Negocjacje między włosko–amerykańskim koncernem FCA i francuskim PSA trwały od kilku tygodni. Spółki nie zdecydowały jeszcze, jaką nazwę będzie nosić połączony podmiot. Koncerny prowadzą teraz prace nad osiągnięciem celu, który zakłada obniżenie kosztów o 3,7 mld euro rocznie bez konieczności zamykania fabryk.
Będzie to trudne, o czym wiedzą związki zawodowe we Francji i Włoszech, które martwią się o utratę miejsc pracy. Analitycy również są sceptyczni co do możliwości obniżenia kosztów bez zamykania zakładów. Koncerny FCA i PSA mają łącznie siedem zakładów w Polsce.

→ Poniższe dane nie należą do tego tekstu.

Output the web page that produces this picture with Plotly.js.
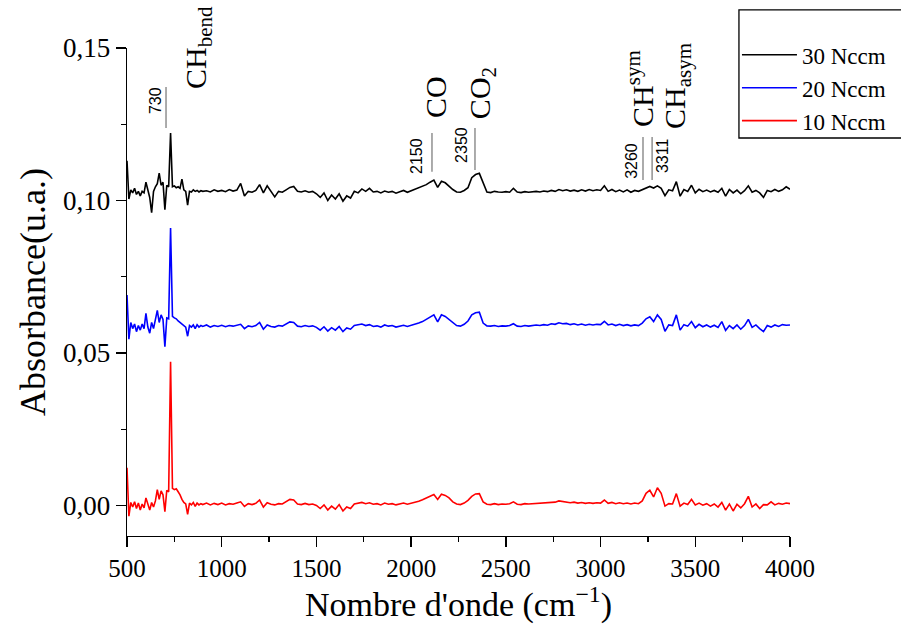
<!DOCTYPE html>
<html>
<head>
<meta charset="utf-8">
<script src="https://cdn.plot.ly/plotly-3.0.1.min.js"></script>
<style>
html,body{margin:0;padding:0;background:#fff;}
#chart{width:901px;height:624px;}
</style>
</head>
<body>
<div id="chart"></div>
<script>
// Wavenumber (cm-1)
var wavenumber = [
500,510,520,530,540,550,560,570,580,590,
600,610,620,630,640,650,660,670,680,690,
700,710,720,730,740,750,760,770,780,790,
800,810,820,830,840,850,860,870,880,890,
900,
920,940,960,980,1000,1020,1040,1060,1080,1100,
1120,1140,1160,1180,1200,1220,1240,1260,1280,1300,
1320,1340,1360,1380,1400,1420,1440,1460,1480,1500,
1520,1540,1560,1580,1600,1620,1640,1660,1680,1700,
1720,1740,1760,1780,1800,1820,1840,1860,1880,1900,
1920,1940,1960,1980,2000,2020,2040,2060,2080,2100,
2120,2140,2160,2180,2200,2220,2240,2260,2280,2300,
2320,2340,2360,2380,2400,2420,2440,2460,2480,2500,
2520,2540,2560,2580,2600,2620,2640,2660,2680,2700,
2720,2740,2760,2780,2800,2820,2840,2860,2880,2900,
2920,2940,2960,2980,3000,3020,3040,3060,3080,3100,
3120,3140,3160,3180,3200,3220,3240,3260,3280,3300,
3320,3340,3360,3380,3400,3420,3440,3460,3480,3500,
3520,3540,3560,3580,3600,3620,3640,3660,3680,3700,
3720,3740,3760,3780,3800,3820,3840,3860,3880,3900,
3920,3940,3960,3980,4000];

// Absorbance, 30 Nccm
var abs30 = [
0.1130,0.1005,0.1035,0.1025,0.1040,0.1020,0.1030,0.1015,0.1030,0.1025,
0.1060,0.1030,0.1010,0.0960,0.1030,0.1045,0.1055,0.1090,0.1050,0.1060,
0.0970,0.1050,0.1045,0.1221,0.1045,0.1048,0.1042,0.1045,0.1040,0.1070,
0.1035,0.1030,0.0985,0.1030,0.1028,0.1035,0.1030,0.1033,0.1028,0.1032,
0.1030,
0.1032,0.1028,0.1035,0.1030,0.1033,0.1029,0.1036,0.1031,0.1034,0.1056,
0.1015,0.1030,0.1027,0.1033,0.1052,0.1025,0.1048,0.1028,0.1012,0.1030,
0.1027,0.1035,0.1043,0.1046,0.1030,0.1028,0.1032,0.1027,0.1030,0.1022,
0.1010,0.1025,0.1000,0.1018,0.1005,0.1022,0.0998,0.1015,0.1008,0.1030,
0.1025,0.1038,0.1030,0.1040,0.1028,0.1030,0.1025,0.1031,0.1027,0.1030,
0.1024,0.1029,0.1033,0.1027,0.1032,0.1035,0.1040,0.1046,0.1052,0.1060,
0.1067,0.1043,0.1063,0.1058,0.1046,0.1036,0.1028,0.1027,0.1033,0.1042,
0.1075,0.1085,0.1089,0.1055,0.1028,0.1026,0.1030,0.1028,0.1027,0.1029,
0.1027,0.1040,0.1028,0.1026,0.1029,0.1027,0.1028,0.1030,0.1028,0.1031,
0.1029,0.1033,0.1030,0.1036,0.1032,0.1035,0.1031,0.1034,0.1030,0.1035,
0.1031,0.1036,0.1032,0.1035,0.1033,0.1048,0.1030,0.1036,0.1029,0.1034,
0.1028,0.1035,0.1027,0.1033,0.1030,0.1036,0.1042,0.1046,0.1041,0.1048,
0.1040,0.1016,0.1035,0.1032,0.1062,0.1014,0.1036,0.1030,0.1050,0.1025,
0.1037,0.1029,0.1034,0.1028,0.1033,0.1027,0.1040,0.1014,0.1036,0.1025,
0.1034,0.1022,0.1032,0.1048,0.1027,0.1033,0.1025,0.1010,0.1033,0.1029,
0.1036,0.1030,0.1035,0.1045,0.1037];

// Absorbance, 20 Nccm
var abs20 = [
0.0690,0.0545,0.0600,0.0580,0.0595,0.0570,0.0590,0.0575,0.0595,0.0580,
0.0630,0.0585,0.0565,0.0600,0.0580,0.0605,0.0640,0.0600,0.0625,0.0610,
0.0521,0.0615,0.0612,0.0910,0.0620,0.0615,0.0612,0.0605,0.0600,0.0595,
0.0590,0.0585,0.0555,0.0590,0.0585,0.0592,0.0580,0.0593,0.0585,0.0590,
0.0587,
0.0592,0.0585,0.0590,0.0587,0.0591,0.0586,0.0590,0.0588,0.0592,0.0594,
0.0580,0.0589,0.0586,0.0590,0.0600,0.0578,0.0592,0.0587,0.0585,0.0590,
0.0588,0.0595,0.0602,0.0600,0.0588,0.0586,0.0590,0.0587,0.0589,0.0584,
0.0575,0.0586,0.0572,0.0583,0.0575,0.0587,0.0570,0.0582,0.0578,0.0590,
0.0592,0.0595,0.0590,0.0593,0.0587,0.0589,0.0585,0.0592,0.0588,0.0590,
0.0585,0.0589,0.0591,0.0587,0.0590,0.0594,0.0598,0.0603,0.0610,0.0618,
0.0625,0.0602,0.0625,0.0620,0.0610,0.0598,0.0590,0.0588,0.0594,0.0605,
0.0625,0.0632,0.0634,0.0598,0.0589,0.0588,0.0590,0.0587,0.0589,0.0588,
0.0590,0.0596,0.0588,0.0587,0.0590,0.0588,0.0589,0.0592,0.0590,0.0593,
0.0591,0.0596,0.0594,0.0599,0.0596,0.0597,0.0593,0.0596,0.0592,0.0595,
0.0591,0.0594,0.0592,0.0594,0.0593,0.0604,0.0592,0.0595,0.0590,0.0594,
0.0590,0.0593,0.0589,0.0592,0.0590,0.0598,0.0612,0.0619,0.0603,0.0625,
0.0610,0.0571,0.0592,0.0590,0.0625,0.0575,0.0593,0.0588,0.0603,0.0583,
0.0594,0.0586,0.0592,0.0585,0.0591,0.0584,0.0603,0.0574,0.0590,0.0580,
0.0592,0.0578,0.0590,0.0610,0.0584,0.0592,0.0580,0.0570,0.0590,0.0585,
0.0592,0.0587,0.0593,0.0591,0.0592];

// Absorbance, 10 Nccm
var abs10 = [
0.0124,-0.0035,0.0010,-0.0005,0.0012,-0.0010,0.0008,-0.0015,0.0005,-0.0008,
0.0025,0.0000,-0.0015,0.0010,-0.0005,0.0015,0.0052,0.0020,0.0048,0.0035,
-0.0020,0.0050,0.0045,0.0471,0.0056,0.0052,0.0055,0.0045,0.0035,0.0020,
0.0010,0.0005,-0.0029,0.0008,0.0002,0.0010,-0.0003,0.0008,0.0002,0.0006,
0.0003,
0.0008,0.0002,0.0007,0.0003,0.0008,0.0002,0.0006,0.0004,0.0008,0.0012,
-0.0003,0.0006,0.0003,0.0007,0.0018,-0.0005,0.0009,0.0004,0.0002,0.0006,
0.0005,0.0012,0.0020,0.0018,0.0005,0.0003,0.0007,0.0003,0.0005,0.0000,
-0.0010,0.0002,-0.0015,-0.0002,-0.0012,0.0003,-0.0018,-0.0005,-0.0010,0.0005,
0.0008,0.0010,0.0006,0.0009,0.0004,0.0006,0.0002,0.0008,0.0004,0.0006,
0.0002,0.0005,0.0008,0.0004,0.0007,0.0010,0.0014,0.0019,0.0025,0.0031,
0.0036,0.0020,0.0037,0.0033,0.0025,0.0012,0.0005,0.0003,0.0008,0.0017,
0.0030,0.0038,0.0039,0.0012,0.0004,0.0003,0.0006,0.0003,0.0005,0.0004,
0.0006,0.0012,0.0004,0.0003,0.0006,0.0005,0.0006,0.0008,0.0007,0.0010,
0.0009,0.0012,0.0011,0.0015,0.0013,0.0012,0.0009,0.0011,0.0008,0.0010,
0.0007,0.0009,0.0007,0.0009,0.0008,0.0018,0.0007,0.0010,0.0006,0.0009,
0.0006,0.0008,0.0005,0.0008,0.0006,0.0015,0.0040,0.0050,0.0028,0.0058,
0.0040,-0.0002,0.0006,0.0005,0.0039,-0.0002,0.0008,0.0003,0.0020,0.0002,
0.0008,0.0001,0.0006,-0.0002,0.0005,-0.0005,0.0010,-0.0015,0.0005,-0.0018,
0.0004,-0.0008,0.0006,0.0030,-0.0005,0.0005,-0.0010,0.0003,0.0002,0.0012,
0.0002,0.0007,0.0004,0.0008,0.0006];

var seriesNames = ['30 Nccm', '20 Nccm', '10 Nccm'];
var seriesColors = ['#000000', '#0000ff', '#ff0000'];
var yTickVals = [0, 0.05, 0.10, 0.15];
var yTickText = ['0,00', '0,05', '0,10', '0,15'];
var xTickVals = [500, 1000, 1500, 2000, 2500, 3000, 3500, 4000];

var serif = 'Liberation Serif, Times New Roman, serif';
var sans = 'Liberation Sans, Arial, sans-serif';

var ys = [abs30, abs20, abs10];
var traces = ys.map(function (y, i) {
  return {
    x: wavenumber, y: y, type: 'scatter', mode: 'lines',
    name: seriesNames[i],
    line: {color: seriesColors[i], width: 1.6}
  };
});

function vline(x, y0, y1) {
  return {type: 'line', xref: 'x', yref: 'y', x0: x, x1: x, y0: y0, y1: y1,
          line: {color: '#7f7f7f', width: 1.3}};
}
function lab(x, y, text, size, fam) {
  return {x: x, y: y, xref: 'x', yref: 'y', text: text, showarrow: false,
          textangle: -90, xanchor: 'center', yanchor: 'middle',
          font: {family: fam, size: size, color: '#000'}};
}

var layout = {
  width: 901, height: 624,
  margin: {l: 127, r: 111, t: 48, b: 88, autoexpand: false},
  paper_bgcolor: '#fff', plot_bgcolor: '#fff',
  showlegend: true,
  legend: {
    x: 0.920, xanchor: 'left', y: 1.03, yanchor: 'top',
    bgcolor: 'rgba(0,0,0,0)', borderwidth: 0,
    font: {family: serif, size: 23, color: '#000'},
    itemwidth: 55, tracegroupgap: 0
  },
  xaxis: {
    range: [500, 4000], tickmode: 'array', tickvals: xTickVals,
    ticks: 'outside', ticklen: 10, tickwidth: 1.3, tickcolor: '#000',
    minor: {dtick: 250, ticks: 'outside', ticklen: 5, tickwidth: 1.3, tickcolor: '#000'},
    showline: true, linecolor: '#000', linewidth: 1.3, mirror: false,
    showgrid: false, zeroline: false, automargin: false,
    tickfont: {family: serif, size: 25, color: '#000'},
    title: {text: "Nombre d'onde (cm<sup>−1</sup>)", font: {family: serif, size: 34, color: '#000'}, standoff: 16}
  },
  yaxis: {
    range: [-0.01, 0.15], tickmode: 'array', tickvals: yTickVals, ticktext: yTickText,
    ticks: 'outside', ticklen: 10, tickwidth: 1.3, tickcolor: '#000',
    minor: {tickvals: [0.025, 0.075, 0.125], ticks: 'outside', ticklen: 5, tickwidth: 1.3, tickcolor: '#000'},
    showline: true, linecolor: '#000', linewidth: 1.3, mirror: false,
    showgrid: false, zeroline: false, automargin: false,
    tickfont: {family: serif, size: 27, color: '#000'},
    title: {text: 'Absorbance(u.a.)', font: {family: serif, size: 36, color: '#000'}, standoff: 6}
  },
  shapes: [
    {type: 'rect', xref: 'paper', yref: 'paper', x0: 0.923, x1: 1.2, y0: 0.8156, y1: 1.078,
     line: {color: '#000', width: 1.3}, fillcolor: 'rgba(0,0,0,0)'},
    vline(706, 0.1238, 0.1372),
    vline(2110, 0.1094, 0.1221),
    vline(2337, 0.1100, 0.1238),
    vline(3224, 0.1067, 0.1208),
    vline(3272, 0.1067, 0.1208)
  ],
  annotations: [
    lab(648, 0.1326, '730', 16, sans),
    lab(875, 0.1500, 'CH<sub>bend</sub>', 30, serif),
    lab(2031, 0.1146, '2150', 16, sans),
    lab(2126, 0.1339, 'CO', 30, serif),
    lab(2268, 0.1182, '2350', 16, sans),
    lab(2374, 0.1352, 'CO<sub>2</sub>', 30, serif),
    lab(3166, 0.1130, '3260', 16, sans),
    lab(3330, 0.1146, '3311', 16, sans),
    lab(3208, 0.1369, 'CH<sup>sym</sup>', 30, serif),
    lab(3403, 0.1375, 'CH<sub>asym</sub>', 30, serif)
  ]
};

Plotly.newPlot('chart', traces, layout, {displayModeBar: false, staticPlot: true});
</script>
</body>
</html>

– Połączona grupa będzie musiała dokonać ogromnych oszczędności, a prawdopodobnie także zamknąć fabryki, nawet jeśli prezesi mówią inaczej – powiedział Frank Schwope, analityk motoryzacyjny w NordLB.

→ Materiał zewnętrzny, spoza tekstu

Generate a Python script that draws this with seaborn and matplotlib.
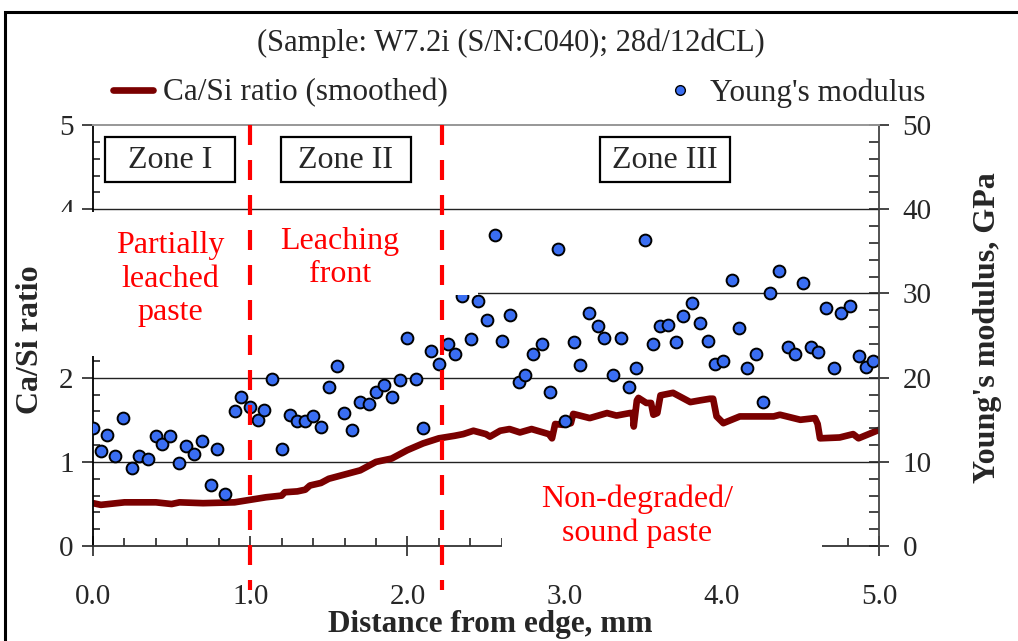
import seaborn as sns
import matplotlib.pyplot as plt
from matplotlib.lines import Line2D
from matplotlib.patches import Rectangle
from matplotlib.ticker import MultipleLocator, FormatStrFormatter

# Ca/Si ratio (smoothed), left axis
casi_x = [0.00, 0.05, 0.10, 0.20, 0.40, 0.50, 0.55, 0.70, 0.90, 1.00, 1.10, 1.20, 1.22, 1.30,
          1.35, 1.38, 1.45, 1.50, 1.60, 1.70, 1.80, 1.90, 2.00, 2.10, 2.20, 2.30, 2.355, 2.42,
          2.50, 2.525, 2.59, 2.65, 2.716, 2.79, 2.90, 2.92, 2.94, 2.99, 3.04, 3.055, 3.16, 3.27,
          3.33, 3.416, 3.435, 3.44, 3.46, 3.47, 3.52, 3.55, 3.565, 3.59, 3.61, 3.69, 3.80, 3.86,
          3.925, 3.945, 3.967, 4.01, 4.115, 4.33, 4.37, 4.50, 4.593, 4.61, 4.625, 4.75, 4.836,
          4.87, 5.00]
casi_y = [0.51, 0.49, 0.50, 0.52, 0.52, 0.50, 0.52, 0.51, 0.52, 0.55, 0.58, 0.60, 0.64, 0.65,
          0.67, 0.72, 0.75, 0.80, 0.85, 0.90, 1.00, 1.04, 1.14, 1.22, 1.28, 1.31, 1.33, 1.37,
          1.33, 1.30, 1.37, 1.39, 1.35, 1.39, 1.33, 1.28, 1.45, 1.44, 1.46, 1.57, 1.52, 1.58,
          1.55, 1.58, 1.58, 1.42, 1.73, 1.76, 1.70, 1.70, 1.56, 1.58, 1.79, 1.82, 1.71, 1.73,
          1.75, 1.75, 1.54, 1.46, 1.54, 1.54, 1.56, 1.50, 1.52, 1.45, 1.28, 1.29, 1.33, 1.28,
          1.38]

# Young's modulus (GPa), right axis
ym_x = [0.00, 0.05, 0.09, 0.14, 0.19, 0.25, 0.29, 0.35, 0.40, 0.44, 0.49, 0.545, 0.59, 0.64,
        0.695, 0.75, 0.79, 0.84, 0.90, 0.94, 1.00, 1.05, 1.09, 1.14, 1.20, 1.25, 1.295, 1.35,
        1.40, 1.45, 1.50, 1.55, 1.595, 1.65, 1.70, 1.755, 1.80, 1.85, 1.905, 1.95, 2.00, 2.055,
        2.10, 2.15, 2.20, 2.26, 2.30, 2.35, 2.405, 2.45, 2.505, 2.555, 2.60, 2.655, 2.71, 2.75,
        2.80, 2.855, 2.91, 2.955, 3.005, 3.06, 3.10, 3.155, 3.21, 3.25, 3.305, 3.36, 3.41,
        3.455, 3.51, 3.56, 3.605, 3.66, 3.71, 3.755, 3.81, 3.86, 3.915, 3.96, 4.01, 4.065,
        4.11, 4.16, 4.215, 4.26, 4.31, 4.365, 4.42, 4.465, 4.515, 4.57, 4.61, 4.665, 4.715,
        4.76, 4.815, 4.87, 4.92, 4.965]
ym_y = [14.0, 11.3, 13.2, 10.7, 15.2, 9.3, 10.7, 10.3, 13.1, 12.1, 13.1, 9.9, 11.9, 10.9,
        12.5, 7.2, 11.5, 6.2, 16.0, 17.7, 16.5, 15.0, 16.2, 19.9, 11.5, 15.6, 14.8, 14.8,
        15.4, 14.2, 18.9, 21.4, 15.8, 13.8, 17.1, 16.9, 18.3, 19.1, 17.7, 19.7, 24.7, 19.9,
        14.0, 23.2, 21.6, 24.0, 22.8, 29.7, 24.6, 29.1, 26.8, 36.9, 24.4, 27.5, 19.5, 20.3,
        22.8, 24.0, 18.3, 35.3, 14.8, 24.2, 21.5, 27.7, 26.1, 24.7, 20.3, 24.7, 18.9,
        21.1, 36.3, 24.0, 26.1, 26.3, 24.2, 27.3, 28.9, 26.5, 24.4, 21.6, 22.0, 31.6,
        25.9, 21.2, 22.8, 17.1, 30.0, 32.7, 23.6, 22.8, 31.2, 23.6, 23.0, 28.3, 21.2,
        27.7, 28.5, 22.6, 21.3, 22.0]

zone_bounds = [1.0, 2.22]
zone_names = ['Zone I', 'Zone II', 'Zone III']
zone_notes = ['Partially\nleached\npaste', 'Leaching\nfront', 'Non-degraded/\nsound paste']

sns.set_style('white')
plt.rcParams['font.family'] = ['Liberation Serif', 'DejaVu Serif']

fig = plt.figure(figsize=(10.18, 6.41), dpi=100)
ax = fig.add_axes([0.0914, 0.148, 0.772, 0.657])
ax2 = ax.twinx()

sns.lineplot(x=casi_x, y=casi_y, ax=ax, sort=False, estimator=None,
             color='#7a0000', lw=4.8, zorder=2)
sns.scatterplot(x=ym_x, y=ym_y, ax=ax2, s=72, color='#3a6ef2',
                edgecolor='black', linewidth=1.4, zorder=2)

ax.set_xlim(0, 5)
ax.set_ylim(0, 5)
ax2.set_ylim(0, 50)

for y in [1, 2, 3, 4]:
    ax.axhline(y, color='#222222', lw=1.0, zorder=0.5)

# axes styling
ax.spines['top'].set_color('#999999')
ax2.spines['top'].set_color('#999999')
ax.spines['right'].set_visible(False)
ax2.spines['left'].set_visible(False)
ax2.spines['bottom'].set_visible(False)
ax.spines['left'].set_color('black')
ax.spines['bottom'].set_color('#333333')
ax2.spines['right'].set_color('#444444')
for sp in list(ax.spines.values()) + list(ax2.spines.values()):
    sp.set_linewidth(1.3)

ax.xaxis.set_major_locator(MultipleLocator(1))
ax.xaxis.set_minor_locator(MultipleLocator(0.2))
ax.xaxis.set_major_formatter(FormatStrFormatter('%.1f'))
ax.yaxis.set_major_locator(MultipleLocator(1))
ax.yaxis.set_minor_locator(MultipleLocator(0.2))
ax2.yaxis.set_major_locator(MultipleLocator(10))
ax2.yaxis.set_minor_locator(MultipleLocator(2))

ax.tick_params(axis='x', which='major', direction='inout', length=14, width=1.2,
               labelsize=21, pad=20, bottom=True)
ax.tick_params(axis='x', which='minor', direction='in', length=6, width=1.2, bottom=True)
ax.tick_params(axis='y', which='major', direction='out', length=8, width=1.2,
               labelsize=21, pad=6, left=True)
ax.tick_params(axis='y', which='minor', direction='in', length=5, width=1.2, left=True)
ax2.tick_params(axis='y', which='major', direction='inout', length=14, width=1.2,
                labelsize=21, pad=10, right=True)
ax2.tick_params(axis='y', which='minor', direction='in', length=7, width=1.2, right=True)

ax.set_xlabel('Distance from edge, mm', fontsize=22.5, fontweight='bold')
ax.xaxis.set_label_coords(0.505, -0.152)
ax.set_ylabel('Ca/Si ratio', fontsize=23, fontweight='bold')
ax.yaxis.set_label_coords(-0.061, 0.49)
ax2.set_ylabel("Young's modulus, GPa", fontsize=23, fontweight='bold')
ax2.yaxis.set_label_coords(1.12, 0.52)

# white text-box backgrounds of the original figure
for x0, x1, y0, y1 in [(-0.305, 2.449, 29.8, 39.7), (-0.305, 0.045, 22.6, 39.7),
                       (2.60, 4.637, -4.0, 9.5)]:
    ax2.add_patch(Rectangle((x0, y0), x1 - x0, y1 - y0, facecolor='white',
                            edgecolor='none', zorder=3, clip_on=False))

# zone boundaries
for xb in zone_bounds:
    ax2.plot([xb, xb], [50, -5.2], color='#ff0000', lw=3,
             linestyle=(0, (4.8, 3.6)), zorder=4, clip_on=False)

# zone label boxes
zone_box_x = [(0.079, 0.900), (1.194, 2.021), (3.225, 4.052)]
for (x0, x1), name in zip(zone_box_x, zone_names):
    ax2.add_patch(Rectangle((x0, 43.27), x1 - x0, 5.34, facecolor='white',
                            edgecolor='black', lw=1.6, zorder=5))
    ax2.text((x0 + x1) / 2, 45.75, name, ha='center', va='center', fontsize=23, zorder=6)

note_pos = [(0.49, 31.7), (1.57, 34.2), (3.46, 3.5)]
for (nx, ny), note in zip(note_pos, zone_notes):
    ax2.text(nx, ny, note, ha='center', va='center', fontsize=23, color='#ff0000',
             linespacing=1.2, zorder=6)

# title and legend
fig.text(0.502, 0.932, '(Sample: W7.2i (S/N:C040); 28d/12dCL)', ha='center', va='center',
         fontsize=22)
handles = [Line2D([], [], color='#7a0000', lw=4.8),
           Line2D([], [], marker='o', ls='none', markersize=7, markerfacecolor='#3a6ef2',
                  markeredgecolor='black', markeredgewidth=1.0)]
fig.legend(handles, ['Ca/Si ratio (smoothed)', "Young's modulus"], ncol=2,
           loc='center', bbox_to_anchor=(0.51, 0.855), frameon=False, fontsize=22.5,
           handlelength=1.3, handletextpad=0.3, columnspacing=6.8)

# outer frame
fig.patches.append(Rectangle((0.005, -0.1), 1.2, 1.0813, transform=fig.transFigure,
                             fill=False, edgecolor='black', lw=2.2))

fig.savefig('out.png', dpi=100)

Połączony podmiot stworzy liczącego się gracza na międzynarodowej scenie motoryzacyjnej. Jak wynika z danych portalu Statista, w 2018 r. koncern FCA sprzedał 4,84 mln samochodów, a PSA sprzedał 3,88 mln aut. Jeśli spółki utrzymają sprzedaż, połączony podmiot będzie sprzedawał 8,72 mln samochodów, co będzie go stawiać na trzecim miejscu pod względem sprzedaży na świecie.